Take the women with hungry-looking babies outside the Vatican. You glance guiltily at a baby one moment, the next, it’s in your arms! This is known as the Baby Toss Scam and your pockets have been picked. At a street counter, you hand over a 20 and either get change from a 10 or a sheaf of worthless pre-revolutionary notes.

Young travellers tell me about the bracelet trick, in which a friendly someone assembles a bracelet on your wrist as a token of their affection, but it doesn’t come off easily and now they’re asking for money in hurt and puzzled tones.

A variant of the Parisian dove hoax is the Caribbean monkey scam. They put a little monkey on your shoulder and suggest they get a shot of it on your phone. Snap! Then they demand $25 for the favour. They have your phone and the monkey isn’t that cute.

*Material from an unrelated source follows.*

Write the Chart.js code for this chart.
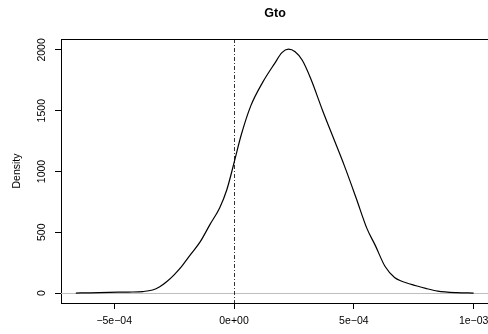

In China, fake art shows are the thing. Bus 64 in Rome – used by tourists and pickpockets – has its own website. Bag-snatching by moped thieves on Las Ramblas in Barcelona is such old hat they’ve given it a post-modern twist: a fake bag-snatch occurs at a taxi rank, the visitors are all geared for it and surge forward to help – leaving their own bags to be snatched from the pavement.

That’s cojones! That’s travel! The last time I was rooked? Actually, come to think of it, it was at the ATM in Petersfield.